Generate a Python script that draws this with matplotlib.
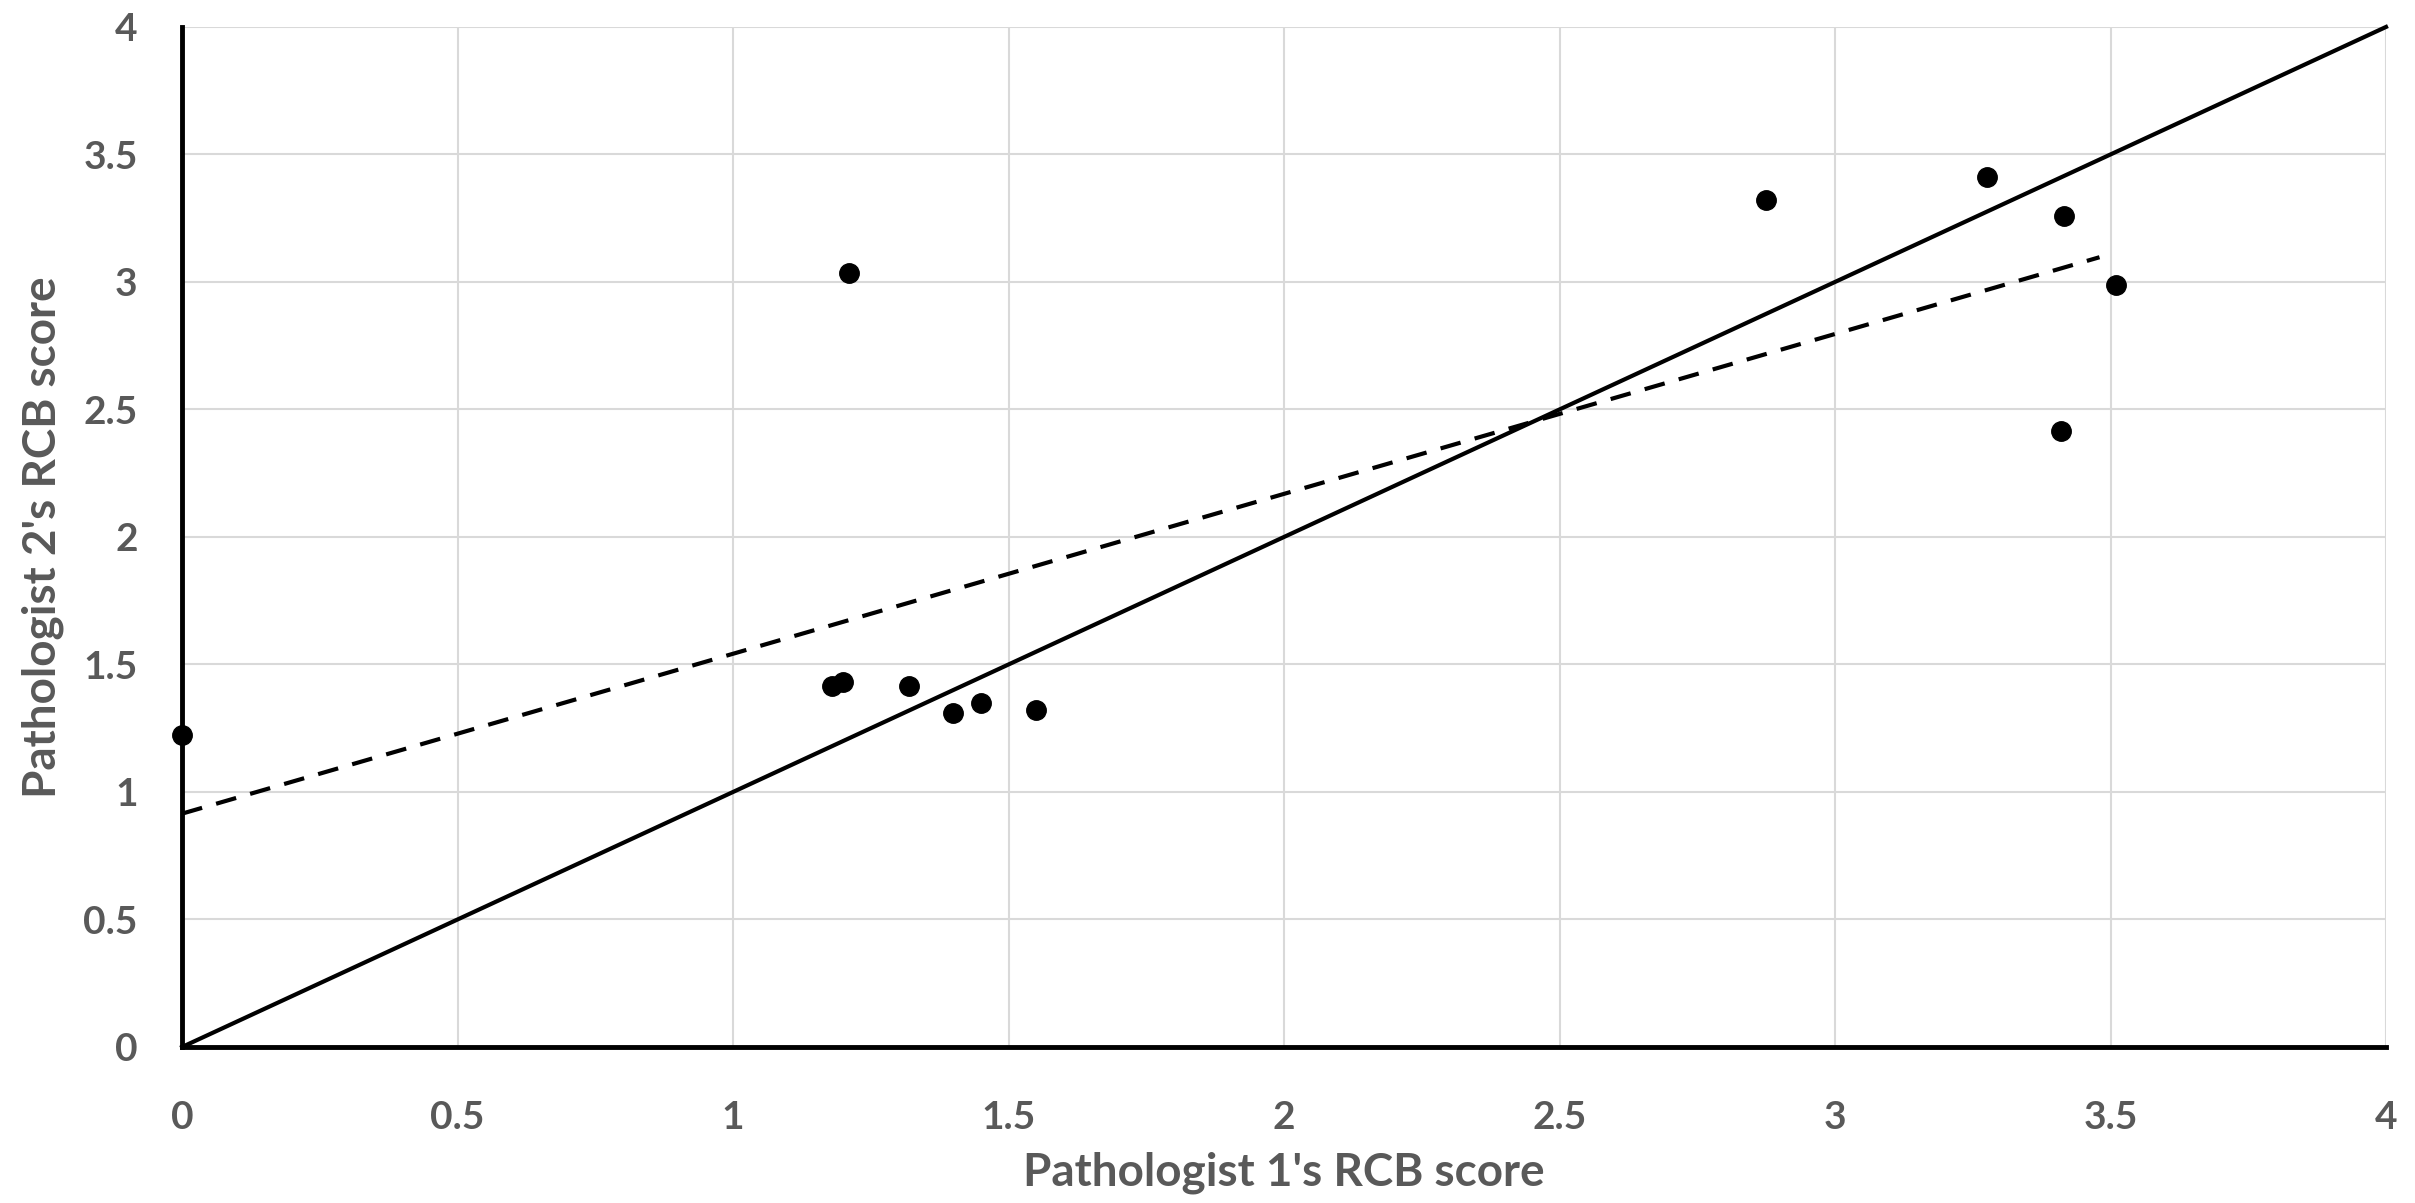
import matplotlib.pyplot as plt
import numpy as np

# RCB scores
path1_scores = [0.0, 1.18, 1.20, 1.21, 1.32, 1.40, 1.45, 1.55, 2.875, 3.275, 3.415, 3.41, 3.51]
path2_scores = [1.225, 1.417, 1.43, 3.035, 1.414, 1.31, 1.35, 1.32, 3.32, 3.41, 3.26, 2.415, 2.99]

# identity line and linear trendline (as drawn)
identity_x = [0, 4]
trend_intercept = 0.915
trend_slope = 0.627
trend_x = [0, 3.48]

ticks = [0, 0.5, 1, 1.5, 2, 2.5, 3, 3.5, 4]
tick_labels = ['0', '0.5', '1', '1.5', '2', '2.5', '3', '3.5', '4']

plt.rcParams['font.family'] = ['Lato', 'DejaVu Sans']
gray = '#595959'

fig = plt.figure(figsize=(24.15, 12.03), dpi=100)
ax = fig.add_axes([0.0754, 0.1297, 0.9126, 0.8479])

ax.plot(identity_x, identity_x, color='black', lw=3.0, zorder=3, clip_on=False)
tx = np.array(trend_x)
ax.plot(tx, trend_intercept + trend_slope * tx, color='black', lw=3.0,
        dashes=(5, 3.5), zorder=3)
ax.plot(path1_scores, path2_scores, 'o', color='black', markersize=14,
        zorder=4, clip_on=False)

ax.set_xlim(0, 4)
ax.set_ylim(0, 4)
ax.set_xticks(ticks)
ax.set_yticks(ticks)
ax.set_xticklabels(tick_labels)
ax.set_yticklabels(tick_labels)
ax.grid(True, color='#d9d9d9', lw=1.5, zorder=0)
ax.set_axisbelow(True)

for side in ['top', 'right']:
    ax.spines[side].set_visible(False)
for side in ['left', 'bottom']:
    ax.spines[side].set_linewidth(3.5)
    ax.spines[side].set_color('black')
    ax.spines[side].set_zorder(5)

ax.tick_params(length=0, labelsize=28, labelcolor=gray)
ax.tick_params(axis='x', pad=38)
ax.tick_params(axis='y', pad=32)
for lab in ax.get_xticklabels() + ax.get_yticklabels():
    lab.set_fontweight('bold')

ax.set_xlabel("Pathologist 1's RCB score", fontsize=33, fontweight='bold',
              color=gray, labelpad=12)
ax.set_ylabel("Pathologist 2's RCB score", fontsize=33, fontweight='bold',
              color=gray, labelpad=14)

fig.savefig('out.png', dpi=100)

[Task] Copy out all of the data word for word. Do not carry over any picture.

[The completed task]
Generate a Python script that draws this with matplotlib.
import matplotlib.pyplot as plt
import numpy as np

# RCB scores
path1_scores = [0.0, 1.18, 1.20, 1.21, 1.32, 1.40, 1.45, 1.55, 2.875, 3.275, 3.415, 3.41, 3.51]
path2_scores = [1.225, 1.417, 1.43, 3.035, 1.414, 1.31, 1.35, 1.32, 3.32, 3.41, 3.26, 2.415, 2.99]

# identity line and linear trendline (as drawn)
identity_x = [0, 4]
trend_intercept = 0.915
trend_slope = 0.627
trend_x = [0, 3.48]

ticks = [0, 0.5, 1, 1.5, 2, 2.5, 3, 3.5, 4]
tick_labels = ['0', '0.5', '1', '1.5', '2', '2.5', '3', '3.5', '4']

plt.rcParams['font.family'] = ['Lato', 'DejaVu Sans']
gray = '#595959'

fig = plt.figure(figsize=(24.15, 12.03), dpi=100)
ax = fig.add_axes([0.0754, 0.1297, 0.9126, 0.8479])

ax.plot(identity_x, identity_x, color='black', lw=3.0, zorder=3, clip_on=False)
tx = np.array(trend_x)
ax.plot(tx, trend_intercept + trend_slope * tx, color='black', lw=3.0,
        dashes=(5, 3.5), zorder=3)
ax.plot(path1_scores, path2_scores, 'o', color='black', markersize=14,
        zorder=4, clip_on=False)

ax.set_xlim(0, 4)
ax.set_ylim(0, 4)
ax.set_xticks(ticks)
ax.set_yticks(ticks)
ax.set_xticklabels(tick_labels)
ax.set_yticklabels(tick_labels)
ax.grid(True, color='#d9d9d9', lw=1.5, zorder=0)
ax.set_axisbelow(True)

for side in ['top', 'right']:
    ax.spines[side].set_visible(False)
for side in ['left', 'bottom']:
    ax.spines[side].set_linewidth(3.5)
    ax.spines[side].set_color('black')
    ax.spines[side].set_zorder(5)

ax.tick_params(length=0, labelsize=28, labelcolor=gray)
ax.tick_params(axis='x', pad=38)
ax.tick_params(axis='y', pad=32)
for lab in ax.get_xticklabels() + ax.get_yticklabels():
    lab.set_fontweight('bold')

ax.set_xlabel("Pathologist 1's RCB score", fontsize=33, fontweight='bold',
              color=gray, labelpad=12)
ax.set_ylabel("Pathologist 2's RCB score", fontsize=33, fontweight='bold',
              color=gray, labelpad=14)

fig.savefig('out.png', dpi=100)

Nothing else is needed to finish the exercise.